Friday, September 07, 2007

How religion draws us away from God

Alan Hirsch, missional leader and author of The Forgotten Ways, has an excellent post in which he cites Paul Minear, author of Eyes of Faith.

Hirsch explains how we seek to escape the overarching lordship of Christ in all of our lives, including religion. Hirsch comments on this, quoting Minear:

"We try to escape God by attempting to '...preserve mementoes of God’s former visits in ritual and law, to idolize these, to substitute legal observance and cultic sacrifice for ‘knowledge of God…The religious person is also inclined to speak of God in the third person, albeit with apparent reverence, and thus to remove himself from the magnetic field of divine compulsions.

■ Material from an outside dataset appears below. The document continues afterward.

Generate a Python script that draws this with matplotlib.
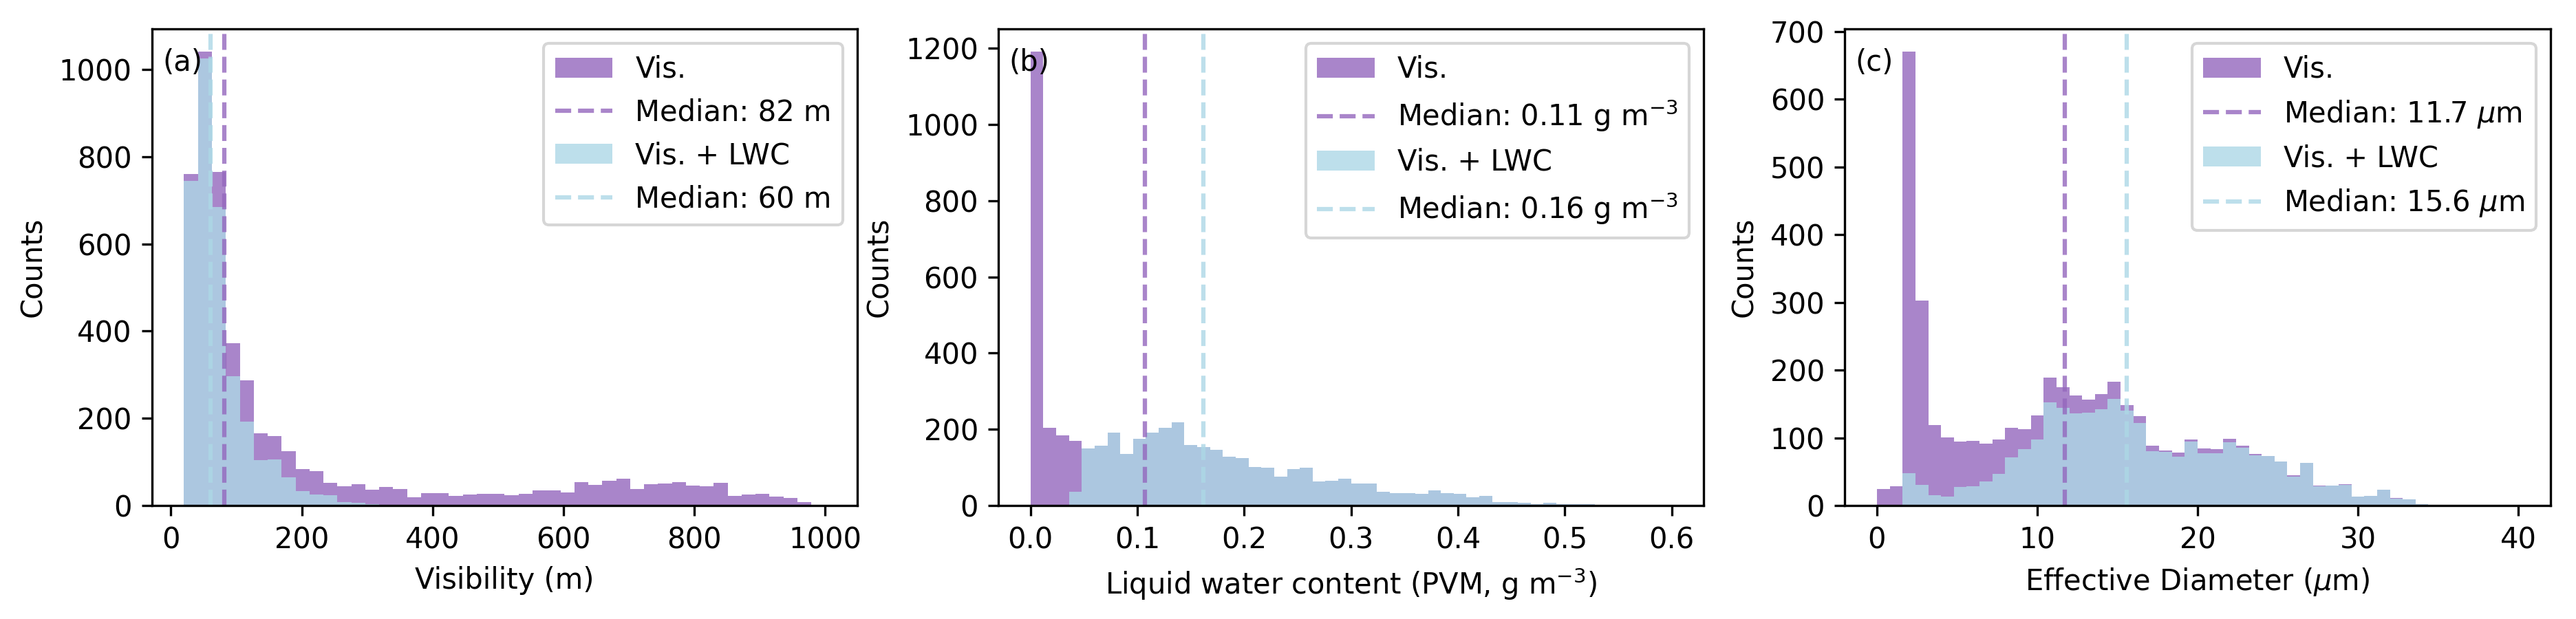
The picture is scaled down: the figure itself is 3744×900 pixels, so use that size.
import numpy as np
import matplotlib
matplotlib.use('Agg')
import matplotlib.pyplot as plt

# (a) visibility, 46 bins from 20 m to 1000 m
vis_edges = np.linspace(20, 1000, 47)
vis_vis = [760, 1040, 765, 373, 288, 166, 159, 125, 84, 79, 52, 44, 49, 36, 43, 38,
           20, 29, 29, 22, 25, 27, 28, 24, 28, 35, 35, 30, 54, 47, 57, 62, 39, 49, 51,
           54, 46, 44, 52, 23, 26, 27, 21, 18, 8, 2]
vis_lwc = [745, 1025, 685, 297, 192, 104, 106, 65, 33, 25, 24, 9, 7, 3, 2, 1] + [0] * 30
vis_med = (82, 60)

# (b) liquid water content, 50 bins 0-0.6
lwc_edges = np.linspace(0, 0.6, 51)
lwc_lwc = [0, 0, 0, 36, 150, 157, 192, 136, 175, 192, 204, 219, 159, 154, 146, 128,
           125, 101, 99, 76, 96, 99, 63, 65, 70, 58, 58, 36, 33, 33, 31, 40, 33, 31,
           23, 25, 9, 9, 7, 5, 7, 5, 4, 5, 3, 2, 2, 1, 0, 1]
lwc_vis = [1190, 204, 184, 170] + lwc_lwc[4:]
lwc_med = (0.107, 0.162)

# (c) effective diameter, 50 bins 0-40
ed_edges = np.linspace(0, 40, 51)
ed_vis = [25, 29, 670, 303, 119, 101, 95, 96, 92, 98, 115, 113, 133, 189, 175, 163,
          157, 165, 183, 149, 132, 89, 82, 78, 98, 85, 84, 99, 89, 76, 73, 65, 45, 63,
          30, 30, 32, 13, 15, 24, 11, 9, 2, 1, 0, 0, 1, 0, 1, 1]
ed_lwc = [0, 0, 48, 31, 16, 13, 28, 29, 36, 47, 71, 84, 98, 153, 144, 136, 137, 142,
          158, 140, 122, 80, 79, 72, 95, 77, 77, 94, 86, 74, 73, 65, 43, 63, 29, 30,
          31, 13, 15, 24, 10, 9, 2, 0, 0, 0, 0, 0, 0, 0]
ed_med = (11.7, 15.6)

panels = [
    ('(a)', vis_edges, vis_vis, vis_lwc, vis_med, 'Visibility (m)',
     ['Median: 82 m', 'Median: 60 m']),
    ('(b)', lwc_edges, lwc_vis, lwc_lwc, lwc_med, 'Liquid water content (PVM, g m$^{-3}$)',
     ['Median: 0.11 g m$^{-3}$', 'Median: 0.16 g m$^{-3}$']),
    ('(c)', ed_edges, ed_vis, ed_lwc, ed_med, r'Effective Diameter ($\mu$m)',
     [r'Median: 11.7 $\mu$m', r'Median: 15.6 $\mu$m']),
]

c1 = 'tab:purple'
c2 = 'lightblue'

fig, axes = plt.subplots(1, 3, figsize=(12.48, 3), dpi=300)
for ax, (tag, edges, a, b, med, xlabel, medlabels) in zip(axes, panels):
    centers = (edges[:-1] + edges[1:]) / 2
    ax.hist(centers, bins=edges, weights=a, color=c1, alpha=0.8, label='Vis.')
    ax.axvline(med[0], color=c1, alpha=0.8, ls='--', lw=1.5, label=medlabels[0])
    ax.hist(centers, bins=edges, weights=b, color=c2, alpha=0.8, label='Vis. + LWC')
    ax.axvline(med[1], color=c2, alpha=0.8, ls='--', lw=1.5, label=medlabels[1])
    ax.set_xlabel(xlabel)
    ax.set_ylabel('Counts')
    ax.text(0.015, 0.96, tag, transform=ax.transAxes, va='top', ha='left')
    ax.legend(loc='upper right')

plt.subplots_adjust(left=0.059, right=0.99, top=0.953, bottom=0.183, wspace=0.2)
plt.savefig('out.png')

Man can forget God in the very act of speaking of him.' Religion is one of the biggest cop-outs known to the human. It objectifies God and thus seeks to control him."

It is much easier to follow a rule than to love one's enemies or pursue justice, mercy, and the greater matters of the law. It makes one feel secure, righteous, even while pursuing an unrighteous life. The evidence of this is overwhelming, particularly in the way that people may deal with doctrinal disagreements. In following "religion" (human rules and conclusions), many resort to mean-spiritedness, entrapment, destruction of unity, gossip, and more to destroy their "opponents" (fellow Christians), with behavior that shows they believe the ends justify the means.

This is a danger that we all face in "religion." We should always check ourselves and make sure that pursuing justice and mercy are our primary acts of "religion," not any minor point of doctrine or personal preference.

Do you think that "religion" can draw us away from God?